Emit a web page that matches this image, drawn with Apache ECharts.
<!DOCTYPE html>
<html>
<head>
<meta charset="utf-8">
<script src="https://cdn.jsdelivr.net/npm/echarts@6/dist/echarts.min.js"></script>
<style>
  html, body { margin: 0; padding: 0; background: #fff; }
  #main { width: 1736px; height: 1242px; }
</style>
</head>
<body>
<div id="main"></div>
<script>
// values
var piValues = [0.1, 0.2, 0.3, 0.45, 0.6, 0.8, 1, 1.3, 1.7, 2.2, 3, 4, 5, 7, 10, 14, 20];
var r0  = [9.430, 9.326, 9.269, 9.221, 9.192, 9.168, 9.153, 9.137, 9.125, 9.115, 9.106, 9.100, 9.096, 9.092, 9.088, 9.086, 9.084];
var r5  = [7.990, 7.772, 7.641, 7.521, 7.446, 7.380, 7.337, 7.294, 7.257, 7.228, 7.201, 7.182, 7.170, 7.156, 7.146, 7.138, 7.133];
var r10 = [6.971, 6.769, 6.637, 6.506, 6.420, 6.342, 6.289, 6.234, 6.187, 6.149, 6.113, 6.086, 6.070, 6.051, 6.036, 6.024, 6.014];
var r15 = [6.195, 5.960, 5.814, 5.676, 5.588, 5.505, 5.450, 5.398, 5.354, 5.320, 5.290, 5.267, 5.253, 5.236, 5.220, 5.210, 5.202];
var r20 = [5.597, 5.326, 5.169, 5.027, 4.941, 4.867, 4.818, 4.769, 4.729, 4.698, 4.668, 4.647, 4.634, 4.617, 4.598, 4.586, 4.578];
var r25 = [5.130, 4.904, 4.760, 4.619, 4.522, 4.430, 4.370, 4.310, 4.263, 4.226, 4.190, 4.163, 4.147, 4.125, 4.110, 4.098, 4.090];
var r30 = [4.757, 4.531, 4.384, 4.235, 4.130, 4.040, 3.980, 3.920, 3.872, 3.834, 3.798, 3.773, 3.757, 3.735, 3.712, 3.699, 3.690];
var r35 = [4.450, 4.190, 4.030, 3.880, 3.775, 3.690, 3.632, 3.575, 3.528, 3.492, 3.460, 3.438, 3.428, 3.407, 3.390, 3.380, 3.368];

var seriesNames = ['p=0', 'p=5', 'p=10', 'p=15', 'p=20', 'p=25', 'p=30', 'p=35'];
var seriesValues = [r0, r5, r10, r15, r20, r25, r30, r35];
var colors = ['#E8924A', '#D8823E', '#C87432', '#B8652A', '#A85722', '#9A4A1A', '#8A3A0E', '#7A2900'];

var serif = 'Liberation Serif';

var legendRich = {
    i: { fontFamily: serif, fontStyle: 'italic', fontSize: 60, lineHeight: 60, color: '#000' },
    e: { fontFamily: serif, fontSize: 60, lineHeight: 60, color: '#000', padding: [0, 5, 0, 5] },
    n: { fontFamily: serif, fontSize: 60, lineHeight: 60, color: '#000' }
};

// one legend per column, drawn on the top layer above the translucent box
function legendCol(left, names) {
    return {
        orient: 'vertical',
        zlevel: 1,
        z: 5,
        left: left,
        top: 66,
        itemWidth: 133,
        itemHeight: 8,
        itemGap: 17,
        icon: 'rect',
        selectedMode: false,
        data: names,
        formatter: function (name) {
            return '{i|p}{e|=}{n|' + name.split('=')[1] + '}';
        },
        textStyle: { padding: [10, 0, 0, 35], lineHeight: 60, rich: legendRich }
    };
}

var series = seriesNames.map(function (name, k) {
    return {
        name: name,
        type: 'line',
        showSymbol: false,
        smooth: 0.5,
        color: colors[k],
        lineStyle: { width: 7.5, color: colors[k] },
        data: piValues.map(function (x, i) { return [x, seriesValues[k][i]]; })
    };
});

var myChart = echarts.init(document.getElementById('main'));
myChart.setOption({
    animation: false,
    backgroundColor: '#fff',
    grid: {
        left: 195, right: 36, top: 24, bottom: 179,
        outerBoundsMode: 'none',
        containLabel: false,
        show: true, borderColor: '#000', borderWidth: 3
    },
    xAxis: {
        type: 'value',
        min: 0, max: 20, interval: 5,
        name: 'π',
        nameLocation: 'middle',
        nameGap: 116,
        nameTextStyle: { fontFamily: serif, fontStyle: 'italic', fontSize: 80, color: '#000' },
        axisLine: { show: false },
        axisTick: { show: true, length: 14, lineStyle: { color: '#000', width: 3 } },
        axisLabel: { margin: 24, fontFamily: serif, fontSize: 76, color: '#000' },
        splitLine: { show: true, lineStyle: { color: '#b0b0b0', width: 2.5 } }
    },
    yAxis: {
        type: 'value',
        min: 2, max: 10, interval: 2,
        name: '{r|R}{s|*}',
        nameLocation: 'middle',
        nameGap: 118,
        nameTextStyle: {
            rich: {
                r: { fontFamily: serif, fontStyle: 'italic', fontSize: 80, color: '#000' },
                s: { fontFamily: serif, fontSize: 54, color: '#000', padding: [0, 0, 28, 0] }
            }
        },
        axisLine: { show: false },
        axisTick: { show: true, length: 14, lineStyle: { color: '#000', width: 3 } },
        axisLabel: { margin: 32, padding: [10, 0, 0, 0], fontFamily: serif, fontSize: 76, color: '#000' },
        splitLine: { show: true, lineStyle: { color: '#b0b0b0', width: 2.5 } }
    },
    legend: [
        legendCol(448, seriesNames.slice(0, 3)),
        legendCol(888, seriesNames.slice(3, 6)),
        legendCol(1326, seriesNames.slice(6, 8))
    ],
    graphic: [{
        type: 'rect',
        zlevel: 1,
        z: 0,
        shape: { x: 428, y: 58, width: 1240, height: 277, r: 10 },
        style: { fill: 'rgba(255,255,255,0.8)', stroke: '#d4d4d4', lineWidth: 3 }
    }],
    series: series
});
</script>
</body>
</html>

☆ ☆ ☆ ☆

Provide the count, and nothing else, of lines in the data above where the word "drawn" occurs.

2